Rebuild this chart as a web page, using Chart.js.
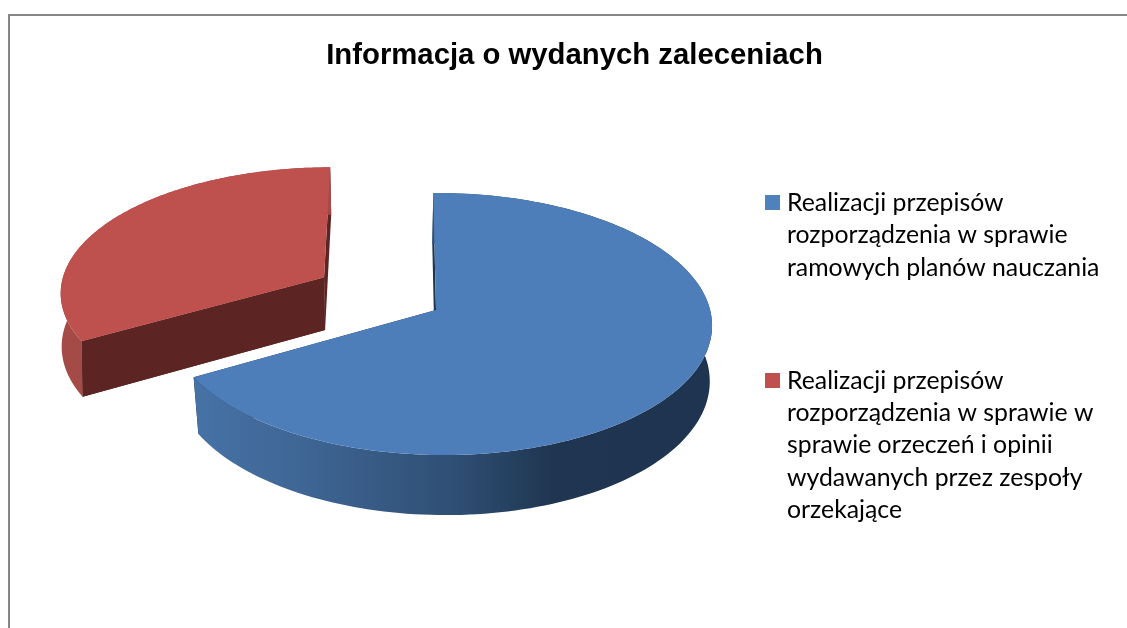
<!DOCTYPE html>
<html lang="pl">
<head>
<meta charset="utf-8">
<style>html,body{margin:0;padding:0;background:#fff}canvas{display:block}</style>
<script src="https://cdn.jsdelivr.net/npm/chart.js@4"></script>
</head>
<body>
<canvas id="c" width="1127" height="628"></canvas>
<script>
const chartTitle = "Informacja o wydanych zaleceniach";
const legendLines = [
  ["Realizacji przepisów", "rozporządzenia w sprawie", "ramowych planów nauczania"],
  ["Realizacji przepisów", "rozporządzenia w sprawie w", "sprawie orzeczeń i opinii", "wydawanych przez zespoły", "orzekające"]
];
const categories = legendLines.map(l => l.join(" "));
const values = [66.7, 33.3];
const sliceColors = ["#4e7eb9", "#be504d"];
const legendColors = ["#4f81bd", "#c0504d"];
const explode = [0, 98];

// Projection of the chart's pie plane into the tilted 3D view
const RADIUS = 200;
const topPlane = [
  {ax:436, ay:310, rx:270, ry:129.5, k:.107, m:-.015, s:3},
  {ax:436, ay:308, rx:268, ry:128, k:.107, m:0, s:5}
];
const basePlane = [
  {ax:435, ay:365, rx:266, ry:134, k:.107, m:-.025, s:3},
  {ax:437, ay:362, rx:268, ry:134, k:.107, m:0, s:5}
];
function project(pl, u, v) {
  const w = 1 / (1 - pl.k * v + pl.m * u);
  return [pl.ax + pl.rx * u * w + pl.s * v * w, pl.ay + pl.ry * v * w];
}
function poly(ctx, pts, fill) {
  ctx.beginPath();
  pts.forEach((p, i) => i ? ctx.lineTo(p[0], p[1]) : ctx.moveTo(p[0], p[1]));
  ctx.closePath();
  ctx.fillStyle = fill;
  ctx.fill();
}
function wallFill(ctx, i) {
  const g = ctx.createLinearGradient(195, 0, 711, 0);
  if (i === 0) {
    g.addColorStop(0, "#4672a6");
    g.addColorStop(.2, "#3f6695");
    g.addColorStop(.5, "#2f4f74");
    g.addColorStop(.7, "#1f3550");
    g.addColorStop(1, "#1e3450");
    return g;
  }
  return "#a44a47";
}
const cutColors = ["#1e3450", "#5c2523"];

const pie3d = {
  id: "pie3d",
  beforeDraw(chart) {
    const ctx = chart.ctx;
    ctx.save();
    ctx.fillStyle = "#868686";
    ctx.fillRect(8, 14, 2, 614);
    ctx.fillRect(8, 14, 1119, 2);
    ctx.restore();
  },
  beforeDatasetDraw(chart, args) {
    const ctx = chart.ctx;
    const arcs = chart.getDatasetMeta(args.index).data;
    [1, 0].forEach(i => {
      const arc = arcs[i];
      const r = arc.outerRadius;
      const d = (arc.options.offset || 0) / r;
      const mid = (arc.startAngle + arc.endAngle) / 2;
      const cu = d * Math.cos(mid), cv = d * Math.sin(mid);
      const ring = [];
      const n = 160;
      for (let j = 0; j <= n; j++) {
        const a = arc.startAngle + (arc.endAngle - arc.startAngle) * j / n;
        ring.push([cu + Math.cos(a), cv + Math.sin(a)]);
      }
      const T = topPlane[i], B = basePlane[i];
      const topRing = ring.map(p => project(T, p[0], p[1]));
      const baseRing = ring.map(p => project(B, p[0], p[1]));
      const apexT = project(T, cu, cv), apexB = project(B, cu, cv);
      // cut faces
      poly(ctx, [apexT, topRing[n], baseRing[n], apexB], cutColors[i]);
      poly(ctx, [apexT, topRing[0], baseRing[0], apexB], cutColors[i]);
      // outer wall
      poly(ctx, topRing.concat(baseRing.slice().reverse()), wallFill(ctx, i));
      // front cut face of the exploded slice sits over its wall
      if (i === 1) poly(ctx, [apexT, topRing[0], baseRing[0], apexB], cutColors[i]);
      // top face
      poly(ctx, [apexT].concat(topRing), arc.options.backgroundColor);
    });
    return false;
  },
  afterDraw(chart) {
    const ctx = chart.ctx;
    ctx.save();
    ctx.textBaseline = "alphabetic";
    ctx.textAlign = "left";
    ctx.font = '24.8px Lato';
    const groupY = [211, 388.5];
    legendLines.forEach((lines, i) => {
      ctx.fillStyle = legendColors[i];
      ctx.fillRect(765, Math.round(groupY[i] - 16), 15, 15);
      ctx.fillStyle = "#000";
      lines.forEach((t, j) => ctx.fillText(t, 787, groupY[i] + j * 32.4));
    });
    ctx.restore();
  }
};

new Chart(document.getElementById("c"), {
  type: "pie",
  data: {
    labels: categories,
    datasets: [{
      data: values,
      backgroundColor: sliceColors,
      borderWidth: 0,
      offset: explode
    }]
  },
  options: {
    responsive: false,
    animation: false,
    radius: RADIUS,
    layout: {padding: {left: 22}},
    plugins: {
      legend: {display: false},
      tooltip: {enabled: false},
      title: {
        display: true,
        text: chartTitle,
        color: "#000",
        font: {family: '"Liberation Sans", Arial, sans-serif', size: 29.3, weight: "bold"},
        padding: {top: 38.5, bottom: 10}
      }
    }
  },
  plugins: [pie3d]
});
</script>
</body>
</html>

◆ **Problem description**
Would you reproduce the lines above, from the very first through the line containing "const explode = [0, 98];", exactly and without the pictures?

◆ **Output for this exercise**
Rebuild this chart as a web page, using Chart.js.
<!DOCTYPE html>
<html lang="pl">
<head>
<meta charset="utf-8">
<style>html,body{margin:0;padding:0;background:#fff}canvas{display:block}</style>
<script src="https://cdn.jsdelivr.net/npm/chart.js@4"></script>
</head>
<body>
<canvas id="c" width="1127" height="628"></canvas>
<script>
const chartTitle = "Informacja o wydanych zaleceniach";
const legendLines = [
  ["Realizacji przepisów", "rozporządzenia w sprawie", "ramowych planów nauczania"],
  ["Realizacji przepisów", "rozporządzenia w sprawie w", "sprawie orzeczeń i opinii", "wydawanych przez zespoły", "orzekające"]
];
const categories = legendLines.map(l => l.join(" "));
const values = [66.7, 33.3];
const sliceColors = ["#4e7eb9", "#be504d"];
const legendColors = ["#4f81bd", "#c0504d"];
const explode = [0, 98];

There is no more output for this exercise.